Will you write out the data exactly, excluding every picture?

--- AVAILABLE DATA ---
[START]
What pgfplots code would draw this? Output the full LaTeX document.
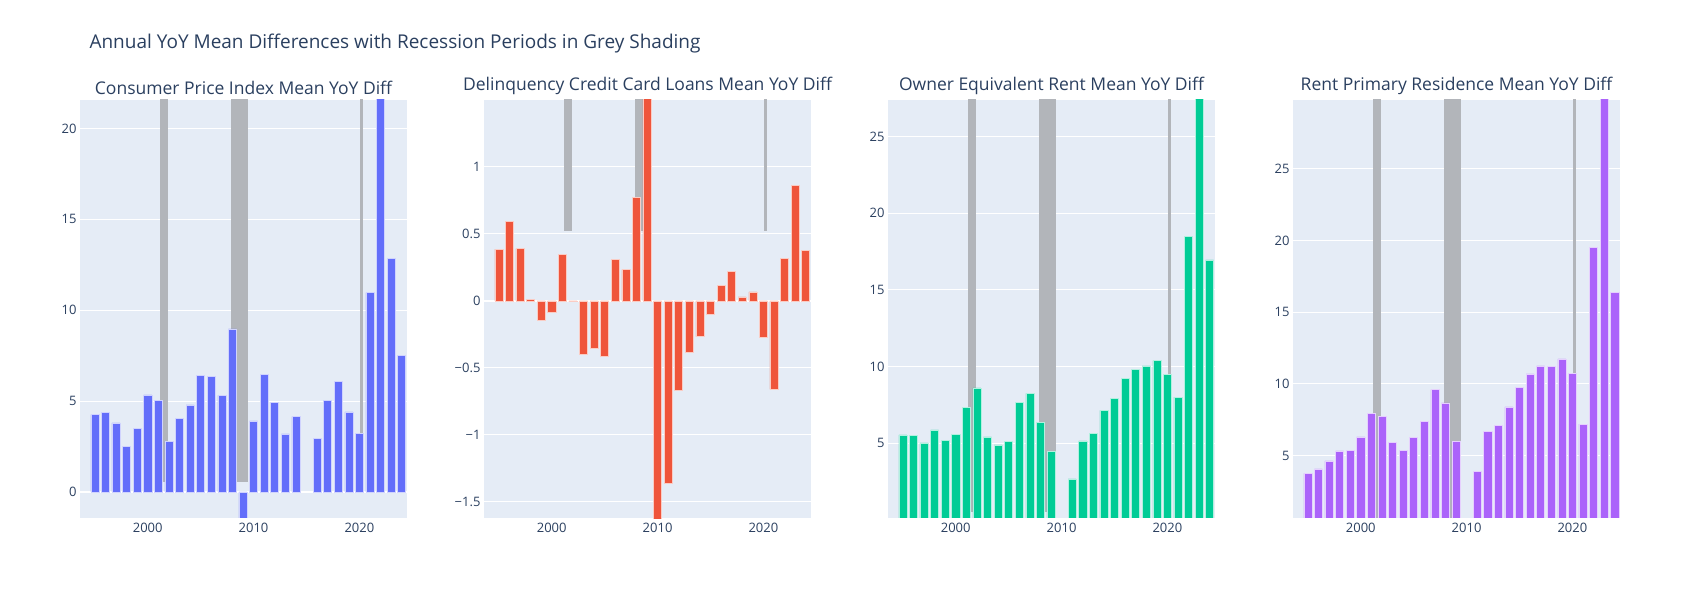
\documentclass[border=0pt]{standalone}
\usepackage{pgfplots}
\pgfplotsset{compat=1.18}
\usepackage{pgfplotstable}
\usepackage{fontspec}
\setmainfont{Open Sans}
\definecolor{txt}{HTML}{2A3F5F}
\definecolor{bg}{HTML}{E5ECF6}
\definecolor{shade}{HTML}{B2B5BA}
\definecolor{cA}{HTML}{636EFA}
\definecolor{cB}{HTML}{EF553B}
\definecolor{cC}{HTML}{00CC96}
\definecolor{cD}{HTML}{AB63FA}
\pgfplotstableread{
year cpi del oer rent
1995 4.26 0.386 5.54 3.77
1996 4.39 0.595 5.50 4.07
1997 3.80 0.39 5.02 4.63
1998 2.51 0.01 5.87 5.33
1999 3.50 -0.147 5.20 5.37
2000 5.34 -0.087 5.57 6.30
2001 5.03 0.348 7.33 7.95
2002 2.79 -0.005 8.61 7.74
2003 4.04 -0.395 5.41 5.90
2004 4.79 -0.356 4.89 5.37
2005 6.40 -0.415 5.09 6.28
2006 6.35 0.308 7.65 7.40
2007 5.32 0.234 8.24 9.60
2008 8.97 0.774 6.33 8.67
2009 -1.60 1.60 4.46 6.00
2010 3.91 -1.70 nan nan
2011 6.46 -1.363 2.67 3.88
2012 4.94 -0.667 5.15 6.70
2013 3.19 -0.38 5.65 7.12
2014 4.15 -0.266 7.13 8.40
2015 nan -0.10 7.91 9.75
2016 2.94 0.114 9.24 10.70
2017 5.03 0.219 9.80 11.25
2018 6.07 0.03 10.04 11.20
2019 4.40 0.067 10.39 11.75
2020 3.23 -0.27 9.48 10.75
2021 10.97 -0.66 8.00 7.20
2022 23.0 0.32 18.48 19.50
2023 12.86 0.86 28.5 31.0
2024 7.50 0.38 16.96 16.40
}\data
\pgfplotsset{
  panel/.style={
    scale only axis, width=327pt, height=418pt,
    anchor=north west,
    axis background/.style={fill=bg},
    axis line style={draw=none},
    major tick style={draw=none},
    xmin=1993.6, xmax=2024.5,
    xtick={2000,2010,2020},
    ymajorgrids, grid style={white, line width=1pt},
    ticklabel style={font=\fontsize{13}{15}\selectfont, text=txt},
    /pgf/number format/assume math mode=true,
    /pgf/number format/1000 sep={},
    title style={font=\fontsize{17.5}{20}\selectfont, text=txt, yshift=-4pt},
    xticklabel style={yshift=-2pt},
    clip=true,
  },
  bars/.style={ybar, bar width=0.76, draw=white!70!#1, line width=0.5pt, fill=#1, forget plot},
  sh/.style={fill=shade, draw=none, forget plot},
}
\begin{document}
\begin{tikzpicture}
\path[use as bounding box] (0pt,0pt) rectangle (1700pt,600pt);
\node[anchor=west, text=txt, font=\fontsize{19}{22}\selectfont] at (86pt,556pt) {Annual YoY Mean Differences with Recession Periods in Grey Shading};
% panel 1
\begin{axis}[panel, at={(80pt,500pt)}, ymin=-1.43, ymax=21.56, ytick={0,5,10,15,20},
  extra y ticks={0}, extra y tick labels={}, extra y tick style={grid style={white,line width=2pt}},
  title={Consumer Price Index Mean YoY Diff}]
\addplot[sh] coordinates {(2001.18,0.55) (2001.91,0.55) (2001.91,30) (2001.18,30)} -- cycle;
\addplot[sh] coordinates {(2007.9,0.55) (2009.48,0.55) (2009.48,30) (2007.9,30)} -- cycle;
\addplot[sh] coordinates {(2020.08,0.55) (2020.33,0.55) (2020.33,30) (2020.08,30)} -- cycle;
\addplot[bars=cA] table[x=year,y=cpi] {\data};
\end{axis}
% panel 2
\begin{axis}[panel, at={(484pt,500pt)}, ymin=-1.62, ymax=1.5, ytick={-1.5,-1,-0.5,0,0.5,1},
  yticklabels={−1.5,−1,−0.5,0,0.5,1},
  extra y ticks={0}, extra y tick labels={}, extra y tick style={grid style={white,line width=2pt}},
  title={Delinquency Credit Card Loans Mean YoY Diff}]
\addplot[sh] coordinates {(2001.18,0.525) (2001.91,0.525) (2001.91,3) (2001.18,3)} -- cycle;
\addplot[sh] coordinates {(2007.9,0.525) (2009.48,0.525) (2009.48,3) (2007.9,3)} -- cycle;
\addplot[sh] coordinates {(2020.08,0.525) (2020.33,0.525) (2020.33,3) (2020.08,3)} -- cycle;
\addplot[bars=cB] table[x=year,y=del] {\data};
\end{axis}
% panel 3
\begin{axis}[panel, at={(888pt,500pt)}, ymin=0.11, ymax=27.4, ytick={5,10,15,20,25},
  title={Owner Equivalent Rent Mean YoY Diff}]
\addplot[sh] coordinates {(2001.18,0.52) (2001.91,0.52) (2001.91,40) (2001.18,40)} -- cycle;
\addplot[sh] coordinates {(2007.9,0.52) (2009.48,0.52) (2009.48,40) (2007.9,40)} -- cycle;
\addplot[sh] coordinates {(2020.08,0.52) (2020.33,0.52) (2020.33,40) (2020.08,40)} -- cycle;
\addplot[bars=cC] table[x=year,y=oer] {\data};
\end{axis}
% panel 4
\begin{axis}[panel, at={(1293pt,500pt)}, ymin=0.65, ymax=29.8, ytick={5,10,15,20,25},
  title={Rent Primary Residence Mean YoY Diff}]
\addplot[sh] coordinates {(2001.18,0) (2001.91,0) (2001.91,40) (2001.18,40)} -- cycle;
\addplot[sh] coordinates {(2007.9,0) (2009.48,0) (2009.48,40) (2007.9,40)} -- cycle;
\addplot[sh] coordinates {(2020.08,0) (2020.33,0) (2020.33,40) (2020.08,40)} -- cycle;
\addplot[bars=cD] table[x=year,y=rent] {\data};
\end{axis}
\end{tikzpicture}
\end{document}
[END]
--- COMPLETE ANSWER ---
What pgfplots code would draw this? Output the full LaTeX document.
\documentclass[border=0pt]{standalone}
\usepackage{pgfplots}
\pgfplotsset{compat=1.18}
\usepackage{pgfplotstable}
\usepackage{fontspec}
\setmainfont{Open Sans}
\definecolor{txt}{HTML}{2A3F5F}
\definecolor{bg}{HTML}{E5ECF6}
\definecolor{shade}{HTML}{B2B5BA}
\definecolor{cA}{HTML}{636EFA}
\definecolor{cB}{HTML}{EF553B}
\definecolor{cC}{HTML}{00CC96}
\definecolor{cD}{HTML}{AB63FA}
\pgfplotstableread{
year cpi del oer rent
1995 4.26 0.386 5.54 3.77
1996 4.39 0.595 5.50 4.07
1997 3.80 0.39 5.02 4.63
1998 2.51 0.01 5.87 5.33
1999 3.50 -0.147 5.20 5.37
2000 5.34 -0.087 5.57 6.30
2001 5.03 0.348 7.33 7.95
2002 2.79 -0.005 8.61 7.74
2003 4.04 -0.395 5.41 5.90
2004 4.79 -0.356 4.89 5.37
2005 6.40 -0.415 5.09 6.28
2006 6.35 0.308 7.65 7.40
2007 5.32 0.234 8.24 9.60
2008 8.97 0.774 6.33 8.67
2009 -1.60 1.60 4.46 6.00
2010 3.91 -1.70 nan nan
2011 6.46 -1.363 2.67 3.88
2012 4.94 -0.667 5.15 6.70
2013 3.19 -0.38 5.65 7.12
2014 4.15 -0.266 7.13 8.40
2015 nan -0.10 7.91 9.75
2016 2.94 0.114 9.24 10.70
2017 5.03 0.219 9.80 11.25
2018 6.07 0.03 10.04 11.20
2019 4.40 0.067 10.39 11.75
2020 3.23 -0.27 9.48 10.75
2021 10.97 -0.66 8.00 7.20
2022 23.0 0.32 18.48 19.50
2023 12.86 0.86 28.5 31.0
2024 7.50 0.38 16.96 16.40
}\data
\pgfplotsset{
  panel/.style={
    scale only axis, width=327pt, height=418pt,
    anchor=north west,
    axis background/.style={fill=bg},
    axis line style={draw=none},
    major tick style={draw=none},
    xmin=1993.6, xmax=2024.5,
    xtick={2000,2010,2020},
    ymajorgrids, grid style={white, line width=1pt},
    ticklabel style={font=\fontsize{13}{15}\selectfont, text=txt},
    /pgf/number format/assume math mode=true,
    /pgf/number format/1000 sep={},
    title style={font=\fontsize{17.5}{20}\selectfont, text=txt, yshift=-4pt},
    xticklabel style={yshift=-2pt},
    clip=true,
  },
  bars/.style={ybar, bar width=0.76, draw=white!70!#1, line width=0.5pt, fill=#1, forget plot},
  sh/.style={fill=shade, draw=none, forget plot},
}
\begin{document}
\begin{tikzpicture}
\path[use as bounding box] (0pt,0pt) rectangle (1700pt,600pt);
\node[anchor=west, text=txt, font=\fontsize{19}{22}\selectfont] at (86pt,556pt) {Annual YoY Mean Differences with Recession Periods in Grey Shading};
% panel 1
\begin{axis}[panel, at={(80pt,500pt)}, ymin=-1.43, ymax=21.56, ytick={0,5,10,15,20},
  extra y ticks={0}, extra y tick labels={}, extra y tick style={grid style={white,line width=2pt}},
  title={Consumer Price Index Mean YoY Diff}]
\addplot[sh] coordinates {(2001.18,0.55) (2001.91,0.55) (2001.91,30) (2001.18,30)} -- cycle;
\addplot[sh] coordinates {(2007.9,0.55) (2009.48,0.55) (2009.48,30) (2007.9,30)} -- cycle;
\addplot[sh] coordinates {(2020.08,0.55) (2020.33,0.55) (2020.33,30) (2020.08,30)} -- cycle;
\addplot[bars=cA] table[x=year,y=cpi] {\data};
\end{axis}
% panel 2
\begin{axis}[panel, at={(484pt,500pt)}, ymin=-1.62, ymax=1.5, ytick={-1.5,-1,-0.5,0,0.5,1},
  yticklabels={−1.5,−1,−0.5,0,0.5,1},
  extra y ticks={0}, extra y tick labels={}, extra y tick style={grid style={white,line width=2pt}},
  title={Delinquency Credit Card Loans Mean YoY Diff}]
\addplot[sh] coordinates {(2001.18,0.525) (2001.91,0.525) (2001.91,3) (2001.18,3)} -- cycle;
\addplot[sh] coordinates {(2007.9,0.525) (2009.48,0.525) (2009.48,3) (2007.9,3)} -- cycle;
\addplot[sh] coordinates {(2020.08,0.525) (2020.33,0.525) (2020.33,3) (2020.08,3)} -- cycle;
\addplot[bars=cB] table[x=year,y=del] {\data};
\end{axis}
% panel 3
\begin{axis}[panel, at={(888pt,500pt)}, ymin=0.11, ymax=27.4, ytick={5,10,15,20,25},
  title={Owner Equivalent Rent Mean YoY Diff}]
\addplot[sh] coordinates {(2001.18,0.52) (2001.91,0.52) (2001.91,40) (2001.18,40)} -- cycle;
\addplot[sh] coordinates {(2007.9,0.52) (2009.48,0.52) (2009.48,40) (2007.9,40)} -- cycle;
\addplot[sh] coordinates {(2020.08,0.52) (2020.33,0.52) (2020.33,40) (2020.08,40)} -- cycle;
\addplot[bars=cC] table[x=year,y=oer] {\data};
\end{axis}
% panel 4
\begin{axis}[panel, at={(1293pt,500pt)}, ymin=0.65, ymax=29.8, ytick={5,10,15,20,25},
  title={Rent Primary Residence Mean YoY Diff}]
\addplot[sh] coordinates {(2001.18,0) (2001.91,0) (2001.91,40) (2001.18,40)} -- cycle;
\addplot[sh] coordinates {(2007.9,0) (2009.48,0) (2009.48,40) (2007.9,40)} -- cycle;
\addplot[sh] coordinates {(2020.08,0) (2020.33,0) (2020.33,40) (2020.08,40)} -- cycle;
\addplot[bars=cD] table[x=year,y=rent] {\data};
\end{axis}
\end{tikzpicture}
\end{document}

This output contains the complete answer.